ABC in Australia has an intriguing story about the latest beer craze in Australia. Shale ale is from Kangaroo Island, which is famous for Cambrian Era fossil lagerstatten. Emu Bay is the famous fossil locality. The beer was created to celebrate the discoveries on the island.
Kangaroo Island brewer Mike Holden is set to release a 'shale ale' beer, commemorating 10 years of fossil research on the South Australian island.
Mr Holden said the ale was filtered through fossil-rich shale that was more than half a billion years old.
"We just thought for this one, why not let the millions of years of shale rock speak for itself and see what comes through?" he said.
"The beer definitely has a unique flavour to it, but it is not something that is off-putting or maybe something that people will not even recognise."
Kangaroo Island is known as prime hunting ground for palaeontologists, with researchers finding 500-million-year-old "alien-looking" fossils in 2014.
This year marks a decade of fossil digging at the island's Emu Bay for University of New England professor John Paterson and his University of Adelaide colleague Diego Garcia-Bellido.
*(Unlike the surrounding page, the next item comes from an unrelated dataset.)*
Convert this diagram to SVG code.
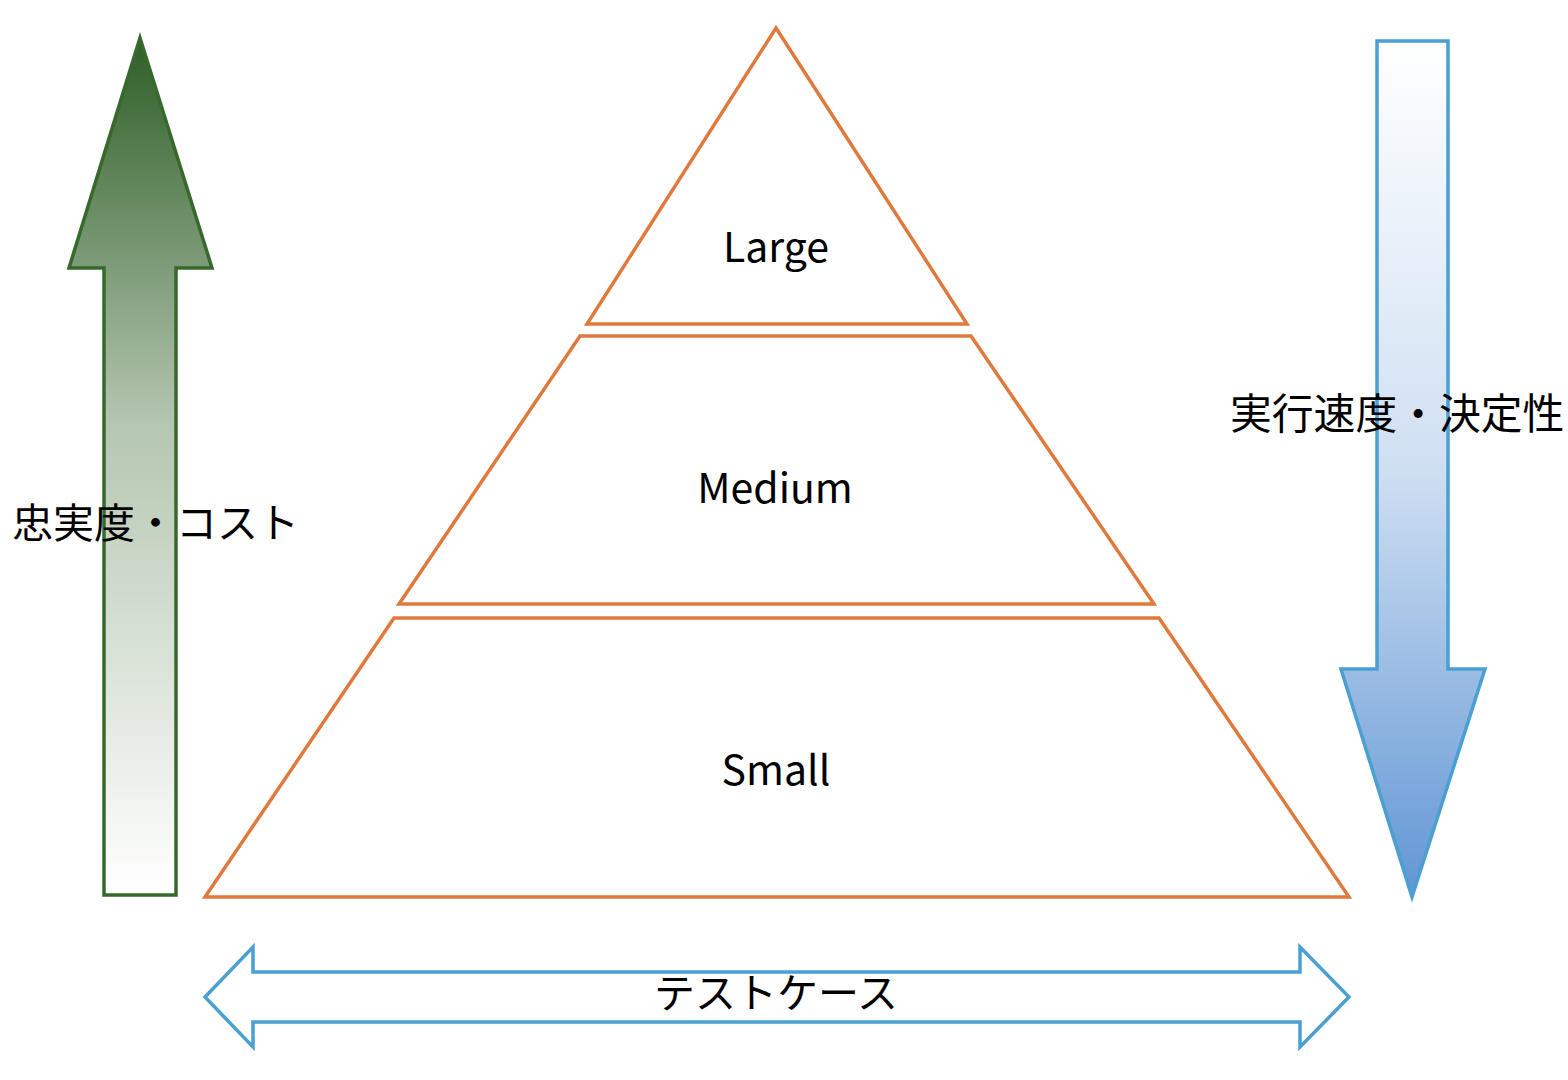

Over the past 10 years, it is estimated the team has collected about 6,000 specimens for the South Australian Museum.
Professor Paterson said the shale used as part of the brew was estimated to be about 514 million years old.
"They are from a very special time in Earth's history called the Cambrian … this is when we started to see the first marine animals appearing on Earth," he said.
"We get very fine preservation, even down to finding muscle tissues and the lenses within the eyes of some of these strange arthropod creatures."